German ZEW current conditions hit –77.8, matching forecasts, the worst since December. The expectations index bounced, and the euro held steady with US–Iran risks still in focus.
The May ZEW survey from Germany landed with a split message. The current conditions component printed at –77.8, exactly matching the consensus estimate and the prior month’s level. The reading marks the weakest assessment since December and extends a run of deeply negative sentiment. Factory floors across Europe’s largest economy are contending with higher energy costs and tightening supply chains, both amplified by the US–Iran military standoff and the effective closure of the Strait of Hormuz.
Alongside that static headline, the expectations index staged a visible rebound from the multi-year trough it hit in April. The forward-looking gauge remains in contraction territory, yet the move gave a faint signal that some financial market experts are leaning toward a potential resolution of the US–Iran conflict. That flicker of optimism, however modest, was enough to offset the most bearish readings on current activity.
The EUR/USD pair barely twitched after the release. The spot rate has been confined to a tight range, and the mix of a gloomy current picture with a less dire outlook did little to shake it. A shallow expectations bounce cannot quickly offset the reality that German manufacturing continues to lose momentum, and the euro’s failure to rally on any positive signal underscored the heavy weight of the immediate data.

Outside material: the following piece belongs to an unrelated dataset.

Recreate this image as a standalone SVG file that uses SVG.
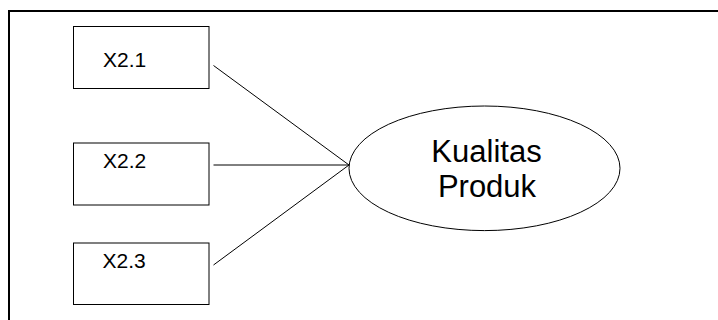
<svg xmlns="http://www.w3.org/2000/svg" width="718" height="320" viewBox="0 0 718 320">
  <style>
    .box { fill: #ffffff; stroke: #000000; stroke-width: 1; }
    .ell { fill: #ffffff; stroke: #000000; stroke-width: 1; }
    .lbl { font-family: "Liberation Sans", Arial, sans-serif; font-size: 21px; fill: #000000; }
    .big { font-family: "Liberation Sans", Arial, sans-serif; font-size: 31px; fill: #000000; text-anchor: middle; }
    .conn { stroke: #000000; stroke-width: 1; fill: none; }
  </style>
  <rect x="0" y="0" width="718" height="320" fill="#ffffff"/>
  <path id="frame" d="M9,330 V11 H730" fill="none" stroke="#000000" stroke-width="2"/>
  <g id="connectors">
    <line class="conn" x1="213.5" y1="65.5" x2="349" y2="165"/>
    <line class="conn" x1="213.5" y1="165" x2="349" y2="165"/>
    <line class="conn" x1="213.5" y1="265" x2="349" y2="165"/>
  </g>
  <g id="x21">
    <rect class="box" x="73.5" y="26.5" width="135.5" height="62"/>
    <text class="lbl" x="103" y="66.7">X2.1</text>
  </g>
  <g id="x22">
    <rect class="box" x="73.5" y="143" width="135.5" height="62"/>
    <text class="lbl" x="103" y="168.3">X2.2</text>
  </g>
  <g id="x23">
    <rect class="box" x="73.5" y="243" width="135.5" height="61.5"/>
    <text class="lbl" x="102.5" y="267.5">X2.3</text>
  </g>
  <g id="kualitas">
    <ellipse class="ell" cx="484.5" cy="168.3" rx="135.5" ry="62.3"/>
    <text class="big" x="486.5" y="161.7">Kualitas</text>
    <text class="big" x="487" y="197.3">Produk</text>
  </g>
</svg>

Traders saw little reason to chase the common currency higher. Order books through early European dealing confirmed that macro accounts were comfortable holding short-euro risk, particularly while Brent crude remained elevated and the Strait of Hormuz stayed shut. The ECB rate path already embeds a cautious stance, and the ZEW split keeps policy expectations anchored without providing a strong directional catalyst.
Persistent weakness in the current conditions gauge reinforces the headwinds for German manufacturing heavyweights. The DAX index has already absorbed a string of profit warnings from industrial names, and the ZEW print offers no relief. Companies with high energy intensity or direct exposure to Middle Eastern supply routes remain vulnerable to margin compression, a risk that extends to second-tier suppliers across the eurozone.
A rebound in the expectations component, however tentative, could over time put a floor under the sentiment-driven sell-off. The improvement, if sustained, would support the view that the worst of the energy-price shock is being priced. Equity derivatives desks noted that the ZEW bounce modestly reduced demand for near-dated puts on the DAX, though the overall positioning still leans defensive.
On the rates side, the data does not alter the near-term ECB calculus. The central bank’s governing council is already monitoring energy supply risks, and a bump in expectations that remains deep in negative territory will not shift the timeline for any policy adjustment. The single currency’s sensitivity to energy headlines stays high, and the ZEW report reinforces the notion that EUR/USD will track the crude oil tape more than it follows sentiment surveys.
The thin expectations bounce implicitly prices in some degree of de-escalation. The next concrete marker is any sign that the Strait of Hormuz is reopening to tanker traffic, or a diplomatic step that reduces the threat of further supply disruption. A clear easing of the bottleneck would trigger a rapid repricing of the euro higher, as it would directly undercut the energy-cost narrative that has held the currency down. Until that materialises, the ZEW bounce remains a data point, not a turning point, and EUR/USD will stay tethered to the Middle East news flow.